Monday, December 24, 2012

Christmas Eve Musings Before a Nap


I would love to be able to write an inspiring message for the holiday season.  I don’t know if I even have it in me.  I am not a holiday person.  I am actually one of those “blue” people who find the holidays to be overwhelming and only serve to remind me of difficult Christmases past. 
It hasn’t always been that way.  I used to be the one who loved to string popcorn and cranberries for the tree and set up the crèche in a prominent spot.  I loved to sing Christmas carols at the top of my lungs, albeit slightly off key.  Then things happened.  Choices were made.  Some out of my control, some just seemed to be the least of all the evils.  And I stopped believing. 

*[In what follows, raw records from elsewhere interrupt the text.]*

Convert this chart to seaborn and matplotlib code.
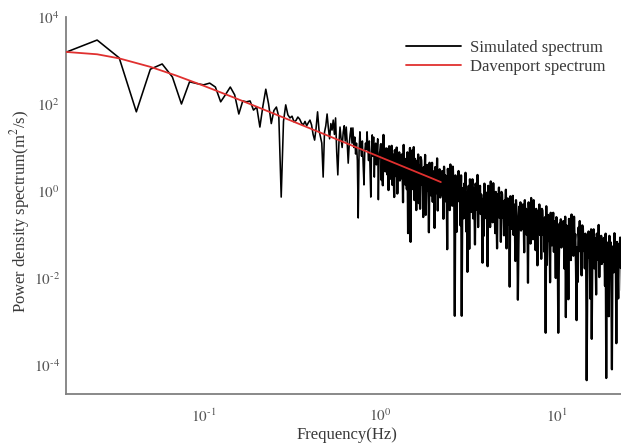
import numpy as np
import pandas as pd
import matplotlib
matplotlib.use("Agg")
import matplotlib.pyplot as plt
import seaborn as sns
from matplotlib.ticker import FixedLocator, NullLocator, FuncFormatter

# ---------------- data (log10 of PSD values) ----------------
# low-frequency part: f = k/120 Hz, k = 2..120
sim_low_k = np.arange(2, 121)
sim_low_log = [
    3.19, 3.47, 3.06, 1.82, 2.80, 2.92, 2.62, 2.00, 2.51, 2.47,
    2.44, 2.48, 2.39, 2.05, 2.22, 2.39, 2.21, 1.77, 2.07, 2.05,
    2.07, 1.86, 1.93, 1.47, 1.95, 2.34, 2.00, 1.55, 1.85, 1.93,
    1.70, -0.14, 1.60, 1.98, 1.75, 1.68, 1.72, 1.59, 1.62, 1.70,
    1.65, 1.56, 1.52, 1.60, 1.50, 1.57, 1.63, 1.52, 1.30, 1.17,
    1.45, 1.82, 1.40, 1.25, 1.10, 0.32, 1.35, 1.50, 1.77, 1.45,
    1.20, 1.55, 1.40, 1.63, 1.30, 1.68, 0.90, 0.37, 1.10, 1.47,
    1.20, 1.00, 1.35, 1.50, 1.15, 1.47, 1.10, 0.64, 1.05, 1.30,
    1.45, 1.10, 1.45, 1.00, 1.24, 0.85, 1.10, 0.70, -0.62, 0.90,
    1.36, 1.00, 0.80, 1.15, 0.60, 0.14, 0.90, 1.10, 0.95, 1.36,
    1.00, 0.70, 1.15, 0.50, -0.14, 0.90, 1.29, 0.80, 1.24, 0.32,
    0.95, 1.10, 0.60, 0.85, 1.20, -0.20, 0.70, 0.90, 0.94,
]
# high-frequency part (1 Hz .. 23.5 Hz, log-spaced samples)
sim_high_log = [
    1.08, 0.25, 0.83, 0.13, 1.29, 0.63, 0.98, 0.45, 0.73, 0.98, 0.38, 0.88, 0.02, 1.03, 0.68, 0.28,
    0.74, 1.04, 0.14, 0.84, 0.49, -0.14, 0.94, 0.64, 0.34, 1.00, -0.06, 0.79, 0.54, 0.89, 0.24, 0.69,
    0.29, 0.84, 0.59, -0.26, 1.06, 0.44, 0.74, 0.14, 0.64, 0.04, 0.89, -0.97, 0.74, -0.06, 0.99, -1.17,
    0.76, 0.04, 0.94, 0.34, 1.01, -0.21, 0.74, 0.24, -0.44, 0.69, 0.44, 0.84, -0.28, 0.59, -0.41, 0.78,
    0.70, 0.15, 0.45, -0.60, 0.55, 0.25, 0.83, -0.55, 0.35, 0.60, 0.00, 0.50, -0.95, 0.65, 0.30, -0.10,
    0.35, 0.65, -0.25, 0.45, 0.10, -0.85, 0.55, 0.25, -0.05, 0.75, -0.45, 0.40, 0.15, 0.50, -0.15, 0.30,
    -0.09, 0.46, 0.21, -0.64, 0.56, 0.06, 0.36, -0.24, 0.26, -1.34, 0.51, 0.11, 0.36, -0.44, 0.61, 0.16,
    0.26, -0.34, 0.56, -0.04, 0.16, -2.87, 0.36, -0.14, -0.94, 0.31, 0.06, 0.46, -0.24, 0.21, -0.79, 0.36,
    -2.87, -0.23, 0.07, -0.63, 0.17, -0.13, 0.42, -0.93, -0.03, -1.86, -0.38, 0.12, -1.33, 0.27, -0.08, -0.48,
    -0.03, 0.27, -0.63, 0.07, -0.28, -1.23, 0.17, -0.13, -0.43, 0.37, -0.83, 0.02, -0.23, 0.12, -0.53, -0.08,
    -0.48, -1.65, -0.18, -1.03, 0.17, -0.33, -0.03, -0.63, -0.13, -1.73, 0.12, -0.28, -0.03, -0.83, 0.22, -0.23,
    -0.12, -0.72, 0.18, -0.42, -0.22, -0.97, -0.02, -0.52, -1.32, -0.07, -0.32, 0.08, -0.62, -0.17, -1.17, -0.02,
    -0.07, -0.62, -0.32, -1.02, -0.22, -0.52, 0.03, -1.32, -0.42, -0.17, -0.77, -0.27, -2.20, -0.12, -0.47, -0.87,
    -0.41, -0.11, -1.01, -0.31, -0.66, -1.61, -0.21, -0.51, -0.81, -2.50, -1.21, -0.36, -0.61, -0.26, -0.91, -0.46,
    -0.86, -0.31, -0.56, -1.41, -0.21, -0.71, -0.41, -1.01, -0.51, -2.11, -0.26, -0.66, -0.41, -1.21, -0.16, -0.61,
    -0.51, -1.11, -0.21, -0.81, -0.61, -1.36, -0.41, -0.91, -1.71, -0.46, -0.71, -0.31, -1.01, -0.56, -1.56, -0.41,
    -0.45, -1.00, -0.70, -1.40, -0.60, -3.26, -0.35, -1.70, -0.80, -0.55, -1.15, -0.65, -2.10, -0.50, -0.85, -1.25,
    -0.80, -0.50, -1.40, -0.70, -1.05, -2.00, -0.60, -0.90, -1.20, -3.26, -1.60, -0.75, -1.00, -0.65, -1.30, -0.85,
    -1.24, -0.69, -0.94, -1.79, -0.59, -2.90, -0.79, -1.39, -0.89, -2.49, -0.64, -1.04, -0.79, -1.59, -0.54, -0.99,
    -0.89, -1.49, -0.59, -1.19, -0.99, -1.74, -2.97, -1.29, -2.09, -0.84, -1.09, -0.69, -1.39, -0.94, -1.94, -0.79,
    -0.83, -1.38, -1.08, -1.78, -0.98, -1.28, -4.35, -2.08, -1.18, -0.93, -1.53, -1.03, -2.48, -0.88, -3.40, -1.63,
    -1.18, -0.88, -1.78, -1.08, -1.43, -2.38, -0.98, -1.28, -1.58, -0.78, -1.98, -1.13, -1.38, -1.03, -1.68, -1.23,
    -1.63, -1.08, -1.33, -2.18, -0.98, -4.30, -1.18, -1.78, -1.28, -2.88, -1.03, -1.43, -1.18, -1.98, -4.10, -1.38,
    -1.27, -1.87, -0.97, -1.57, -1.37, -3.50, -1.17, -1.67, -2.47, -1.22, -1.47, -1.07, -1.77, -1.32, -2.32, -1.17,
]
dav_freq = [1/60, 0.025, 0.0333, 0.05, 0.07, 0.1, 0.15, 0.2, 0.3, 0.5, 0.7, 1.0, 1.5, 2.0, 2.2]
dav_log = [3.197, 3.143, 3.049, 2.854, 2.654, 2.42, 2.141, 1.937, 1.647, 1.279, 1.036, 0.778, 0.484, 0.276, 0.205]

y_ticks = [1e-4, 1e-2, 1e0, 1e2, 1e4]
x_ticks = [1e-1, 1e0, 1e1]

# ---------------- frames ----------------
low_freq = sim_low_k / 120.0
high_freq = np.geomspace(1.0, 23.5, len(sim_high_log) + 1)[1:]
low_df = pd.DataFrame({"freq": low_freq, "psd": 10.0 ** np.array(sim_low_log)})
# the dense part starts at the last low-frequency sample so the trace is continuous
high_df = pd.DataFrame({"freq": np.concatenate([[low_freq[-1]], high_freq]),
                        "psd": 10.0 ** np.array([sim_low_log[-1]] + sim_high_log)})
dav_df = pd.DataFrame({"freq": dav_freq, "psd": 10.0 ** np.array(dav_log)})

# ---------------- style ----------------
sns.set_theme(style="white")
plt.rcParams["font.family"] = ["Liberation Serif", "DejaVu Serif"]
plt.rcParams["mathtext.fontset"] = "stix"
txt_col = "#3a3a3a"
plt.rcParams["text.color"] = txt_col

fig = plt.figure(figsize=(6.21, 4.43), dpi=100)
ax = fig.add_axes([66 / 621, 1 - 394 / 443, 1 - 66 / 621, (394 - 17) / 443])
ax.set(xscale="log", yscale="log")

sns.lineplot(data=low_df, x="freq", y="psd", color="#000000", linewidth=1.15,
             estimator=None, sort=False, ax=ax, label="Simulated spectrum", zorder=2)
sns.lineplot(data=high_df, x="freq", y="psd", color="#000000", linewidth=1.6,
             estimator=None, sort=False, ax=ax, zorder=2, legend=False)
sns.lineplot(data=dav_df, x="freq", y="psd", color="#e0302f", linewidth=1.3,
             estimator=None, sort=False, ax=ax, label="Davenport spectrum", zorder=3)

ax.set_xlim(1 / 60, 23.0)
ax.set_ylim(10 ** -4.667, 1e4)
ax.xaxis.set_major_locator(FixedLocator(x_ticks))
ax.yaxis.set_major_locator(FixedLocator(y_ticks))
ax.xaxis.set_minor_locator(NullLocator())
ax.yaxis.set_minor_locator(NullLocator())


def sci_label(v, p):
    e = int(round(np.log10(v)))
    if e < 0:
        return "$10^{\u2010%d}$" % (-e)
    return "$10^{%d}$" % e


fmt = FuncFormatter(sci_label)
ax.xaxis.set_major_formatter(fmt)
ax.yaxis.set_major_formatter(fmt)

for s in ["top", "right"]:
    ax.spines[s].set_visible(False)
for s in ["left", "bottom"]:
    ax.spines[s].set_color("#808080")
    ax.spines[s].set_linewidth(1.3)
ax.tick_params(direction="in", length=4, width=1, color="#606060",
               labelsize=11, labelcolor="#555555")
ax.tick_params(axis="y", pad=4.5)
ax.tick_params(axis="x", pad=10)

ax.set_xlabel("Frequency(Hz)", fontsize=12, color=txt_col)
ax.set_ylabel(r"Power density spectrum(m$^{2}$/s)", fontsize=12, color=txt_col)
ax.xaxis.set_label_coords(0.506, -0.109)
ax.xaxis.label.set_va("center")
ax.yaxis.set_label_coords(-0.083, 0.485)
ax.yaxis.label.set_va("center")

leg = ax.legend(loc="upper left", bbox_to_anchor=(406 / 621, 1 - 40 / 443),
                bbox_transform=fig.transFigure, frameon=False, fontsize=12,
                handlelength=3.3, handletextpad=0.55, labelspacing=0.2,
                borderpad=0, borderaxespad=0)
for t in leg.get_texts():
    t.set_color(txt_col)
for h in leg.legend_handles:
    h.set_linewidth(1.3)

fig.savefig("out.png", dpi=100)
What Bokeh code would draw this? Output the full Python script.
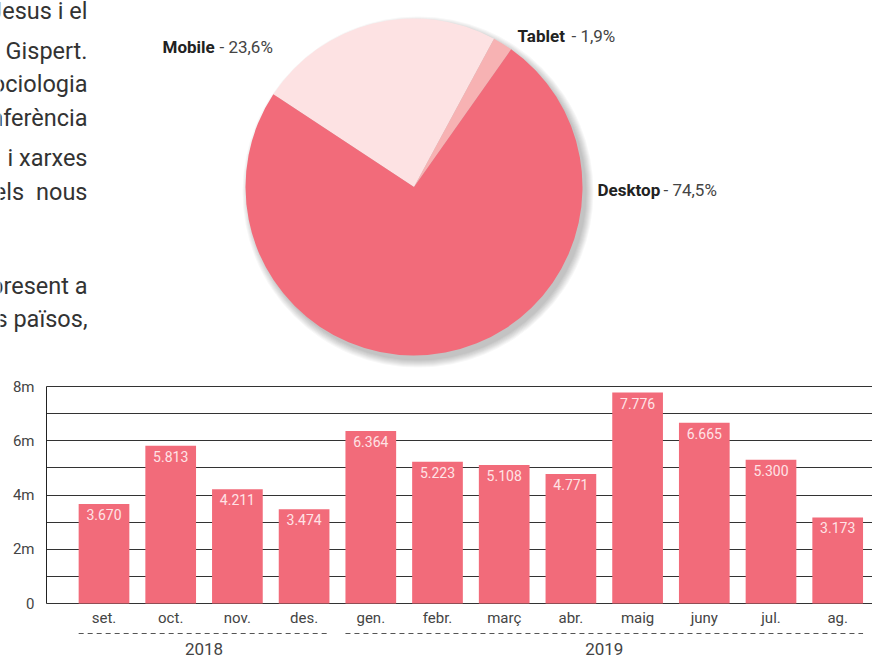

Somewhere along the line I stopped believing that there is a God out there who takes a personal interest in my activities.  Oddly, it happened around the same time that I stopped doing the things that I would rather not have God witness.  It’s not that I don’t believe in God.  I just got tired of everyone claiming to have his ear, or his righteousness, or that God was on “our” side or that God has a reason for everything and it is not our job to question.  I prefer to believe that if there is any divinity it exists within each of us and most of us are able to touch it now and then and be better for it.  It is that piece of divinity that connects us to each other. 
I guess I see that when everyone has tried to define who or what they think God is, it has ended up separating us even more.  I don’t think God is definable.  I don’t think God is a he, a she, or an it.   I think as long as we continue to try to define God we are in danger of making God in our own image and forgetting that there is that piece that we can’t define that connects us rather than that definition we have created that separates us. 
Christmas has become another way to separate us.  It brings together like-minded people who celebrate together within their agreed upon definition.  Some folks argue every year that there is a war on Christmas, or that we need to put the Christ back in Christmas, and whenever I hear that I feel that those people don’t want me to be a part of their celebrations so I back away and I feel separated.   I wish there was a holiday that everyone could celebrate that would bring us all together in peace and harmony, no matter our beliefs, no matter what we believed our relationship is to that we call God.
These past few weeks have only reinforced that sense of separation I feel exists in the world.  There are people who are afraid of mentally ill people with guns who want more people to have more guns.  I don’t know anymore.  There are already so many guns out there that I don’t know if there is an answer.  I also know that people on both sides strongly believe that God is with them.  I think some people may have gotten the Ten Commandments and the Constitution and all its amendments confused.  At times they seem to contradict each other.  I just don’t know.  What I know is that I don’t want any more babies to die and I don’t want children growing up in a world where everyone they know is wearing a gun because there are other people with guns who are dangerous.  How do we know who is dangerous at this point? 
I also know that I am dealing with vicarious trauma.  I hear stories every day of awful things that people do to people that they claim to love.  It’s not necessarily the strangers with the guns who scare me.  As I well know, it could be the person sitting across the table from you at breakfast that could be the one who decides that your presence is an inconvenience, an annoyance, or that the coffee just wasn’t the right temperature. 
Yes, I am not the person who decorates three or more trees, throws a party, wears that Santa hat for the month of December, and makes bags of reindeer food.  There have been people who felt they had to lure me into their Christmas cheer, but, as much as I dearly love and miss those people, it didn’t really didn’t do anything but reinforce my sense that there of more us who would prefer to drink our nog alone than with others because that much jolly is best taken in small doses.  I always say I have about four hours of holiday cheer and I save that for my grandchildren.  Any more than that would just be me faking it and that would be cruel for all of us.
I will, however, look out the window tomorrow and hope to see snow.  I will look up at the sky tonight and think about all those children who are looking at the same sky in hopes of seeing the red flashing nose of a reindeer and I will think about those children who are not.  I will miss my grandchildren but also be grateful that they had the opportunity to go to Disney this year leaving me to spend the week with the granddogs who probably have more of the Divine in them than most people.    As much as I would like to believe that this is the holiday of peace and love, things will continue pretty much the same.  I may pray, but that is only to change me, not to change the mind or gain the favor of an entity.  I pray in order to have inner peace because that may be the only place I will be able to find it.